ポランスキー監督は「ゾラの半生を描いたアメリカ映画で、ドレフュス大尉が失脚するシーンを見て打ち震えました。その時、いつかこの忌まわしい事件を映画化すると自分に言い聞かせました」と、本作を製作するきっかけはエミール・ゾラの映画だと明かしている。
当時ゾラは、ドレフュスを救うきっかけを与えるものの、誹謗中傷の罪で告発されてしまい、イギリスへの亡命を余儀なくされる。事件を通して当局を強く批判したことから国家主義者たちの怒りを買い、敵視される存在となってしまったのだ。本作でも、ゾラの著書が炎の中に投げ捨てられたり、ユダヤ人が経営する店の窓ガラスが割られたりするなど、激しい暴動の様子が描かれている。まさに救世主のごとく身の危険も顧みず、国家権力に抗いながら真実と正義のために闘った男。本作では、そんなゾラの勇姿も垣間見ることができる。

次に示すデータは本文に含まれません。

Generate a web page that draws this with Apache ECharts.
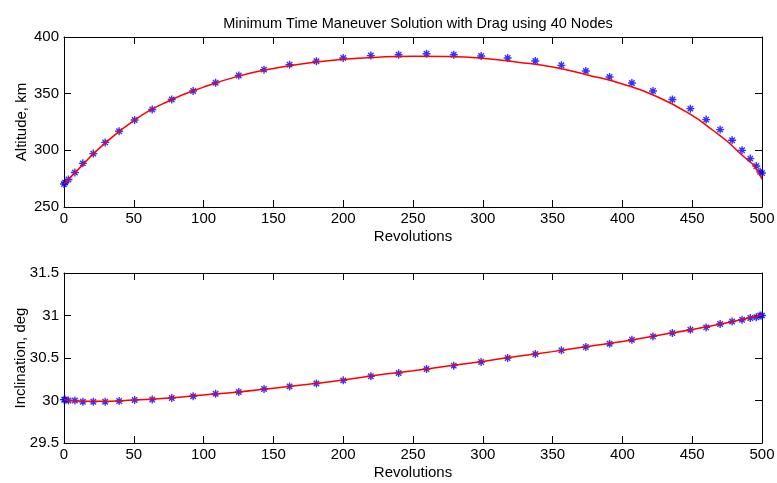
<!DOCTYPE html>
<html>
<head>
<meta charset="utf-8">
<script src="https://cdn.jsdelivr.net/npm/echarts@6/dist/echarts.min.js"></script>
<style>
html,body{margin:0;padding:0;background:#fff;}
#chart{width:777px;height:483px;}
</style>
</head>
<body>
<div id="chart"></div>
<script>
// ---- data ----
var titleText = 'Minimum Time Maneuver Solution with Drag using 40 Nodes';
var xTicks = [0, 50, 100, 150, 200, 250, 300, 350, 400, 450, 500];

// node positions (revolutions) of the 40 solution nodes
var nodeRev = [0, 0.8, 3.2, 7.8, 13.5, 21, 29.5, 39.5, 50.6, 63.2,
  77.2, 92.5, 108.6, 125.2, 143.3, 161.6, 180.8, 200, 219.8, 239.7,
  259.7, 279.2, 298.8, 317.8, 337.6, 356.3, 373.8, 390.8, 406.8, 421.9,
  435.8, 448.7, 460, 470, 478.6, 485.7, 491.6, 495.9, 498.7, 500];
var nodeAlt = [270.3, 271.5, 274.2, 280.5, 288.5, 297.1, 307, 316.8, 326.8, 336,
  344.8, 352.4, 359.6, 366, 371.2, 375.6, 378.6, 381.5, 383.6, 384.3,
  385.2, 384.4, 383.3, 381.5, 378.8, 375, 370, 364.7, 359.4, 352.4,
  344.8, 336.8, 327.1, 318.3, 308.9, 300, 292.7, 286.2, 281, 280];
var nodeInc = [30.01, 30.01, 30.0, 30.0, 29.985, 29.985, 29.985, 29.995, 30.005, 30.012,
  30.03, 30.05, 30.08, 30.1, 30.135, 30.166, 30.2, 30.237, 30.285, 30.324,
  30.37, 30.41, 30.453, 30.5, 30.547, 30.59, 30.63, 30.668, 30.715, 30.754,
  30.794, 30.833, 30.86, 30.9, 30.93, 30.95, 30.97, 30.98, 31.0, 31.0];

// propagated (continuous) trajectory
var altRev = [0, 10, 25, 50, 75, 100, 125, 150, 175, 200, 225, 250, 275, 300, 325,
  350, 375, 400, 425, 450, 465, 475, 485, 490, 495, 500];
var altVal = [270.3, 283, 301.5, 326.3, 343.5, 355.8, 365.5, 372.3, 377, 380.3, 382.2, 383, 382.8, 381.3, 377.8,
  373.5, 366.5, 358.6, 347.3, 330.8, 317.5, 308, 296.5, 291.3, 285.3, 274.5];
var incRev = [0, 10, 25, 50, 75, 100, 125, 150, 175, 200, 225, 250, 275, 300, 325,
  350, 375, 400, 425, 450, 475, 500];
var incVal = [30.01, 29.995, 29.99, 30.005, 30.03, 30.065, 30.1, 30.145, 30.19, 30.24, 30.3, 30.35, 30.405, 30.46, 30.52,
  30.575, 30.635, 30.695, 30.765, 30.835, 30.915, 31.005];

function pairs(xs, ys){ return xs.map(function(x,i){ return [x, ys[i]]; }); }

var FONT = '"Liberation Sans", Arial, Helvetica, sans-serif';
var star = 'path://M5,0L5,10M0,5L10,5M1.6,1.6L8.4,8.4M1.6,8.4L8.4,1.6';

function xAxisMain(grid){
  return {
    type:'value', gridIndex:grid, min:0, max:500, interval:50, position:'bottom',
    axisLine:{show:true, onZero:false, lineStyle:{color:'#000', width:1}},
    axisTick:{show:true, inside:true, length:7, lineStyle:{color:'#000'}},
    axisLabel:{color:'#000', fontSize:15, fontFamily:FONT, margin:4},
    splitLine:{show:false},
    name:'Revolutions', nameLocation:'middle', nameGap:22, nameMoveOverlap:false,
    nameTextStyle:{color:'#000', fontSize:15, fontFamily:FONT}
  };
}
function xAxisTop(grid){
  return {
    type:'value', gridIndex:grid, min:0, max:500, interval:50, position:'top',
    axisLine:{show:true, onZero:false, lineStyle:{color:'#000', width:1}},
    axisTick:{show:true, inside:true, length:7, lineStyle:{color:'#000'}},
    axisLabel:{show:false}, splitLine:{show:false}
  };
}
function yAxisMain(grid, min, max, interval, name, gap){
  return {
    type:'value', gridIndex:grid, min:min, max:max, interval:interval, position:'left',
    axisLine:{show:true, onZero:false, lineStyle:{color:'#000', width:1}},
    axisTick:{show:true, inside:true, length:7, lineStyle:{color:'#000'}},
    axisLabel:{color:'#000', fontSize:15, fontFamily:FONT, margin:5},
    splitLine:{show:false},
    name:name, nameLocation:'middle', nameGap:gap, nameMoveOverlap:false,
    nameTextStyle:{color:'#000', fontSize:15, fontFamily:FONT}
  };
}
function yAxisRight(grid, min, max, interval){
  return {
    type:'value', gridIndex:grid, min:min, max:max, interval:interval, position:'right',
    axisLine:{show:true, onZero:false, lineStyle:{color:'#000', width:1}},
    axisTick:{show:true, inside:true, length:7, lineStyle:{color:'#000'}},
    axisLabel:{show:false}, splitLine:{show:false}
  };
}

var chart = echarts.init(document.getElementById('chart'), null, {renderer:'canvas'});
chart.setOption({
  animation:false,
  backgroundColor:'#fff',
  title:{
    text:titleText, left:413, textAlign:'center', top:11,
    textStyle:{color:'#000', fontSize:14.5, fontWeight:'normal', fontFamily:FONT}
  },
  grid:[
    {left:64, top:37, width:698, height:170, containLabel:false, outerBoundsMode:'none'},
    {left:64, top:273, width:698, height:170, containLabel:false, outerBoundsMode:'none'}
  ],
  xAxis:[xAxisMain(0), xAxisTop(0), xAxisMain(1), xAxisTop(1)],
  yAxis:[
    yAxisMain(0, 250, 400, 50, 'Altitude, km', 35), yAxisRight(0, 250, 400, 50),
    yAxisMain(1, 29.5, 31.5, 0.5, 'Inclination, deg', 36), yAxisRight(1, 29.5, 31.5, 0.5)
  ],
  series:[
    {type:'scatter', xAxisIndex:0, yAxisIndex:0, data:pairs(nodeRev, nodeAlt),
     symbol:star, symbolSize:8,
     itemStyle:{color:'rgba(0,0,0,0)', borderColor:'#0000ff', borderWidth:1.4}, z:2},
    {type:'line', xAxisIndex:0, yAxisIndex:0, data:pairs(altRev, altVal),
     smooth:true, showSymbol:false, symbol:'none',
     lineStyle:{color:'#ff0000', width:1.5}, z:3},
    {type:'scatter', xAxisIndex:2, yAxisIndex:2, data:pairs(nodeRev, nodeInc),
     symbol:star, symbolSize:8,
     itemStyle:{color:'rgba(0,0,0,0)', borderColor:'#0000ff', borderWidth:1.4}, z:2},
    {type:'line', xAxisIndex:2, yAxisIndex:2, data:pairs(incRev, incVal),
     smooth:true, showSymbol:false, symbol:'none',
     lineStyle:{color:'#ff0000', width:1.5}, z:3}
  ]
});
</script>
</body>
</html>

本作の字幕監修を務めたのは、反ユダヤ主義関連の研究でも知られる思想家・武道家の内田樹氏。内田氏は本作について「ポランスキーは大戦中のフランスでユダヤ人狩りから逃げ回るという痛ましい少年時代を過ごした。彼はそのトラウマからついに自由になれなかった。彼の映画に“底知れず邪悪なものへ”の恐怖が伏流しているのはそのせいだと思う。この映画も例外ではない」と語っている。
映画『オフィサー・アンド・スパイ』は6月3日より全国公開。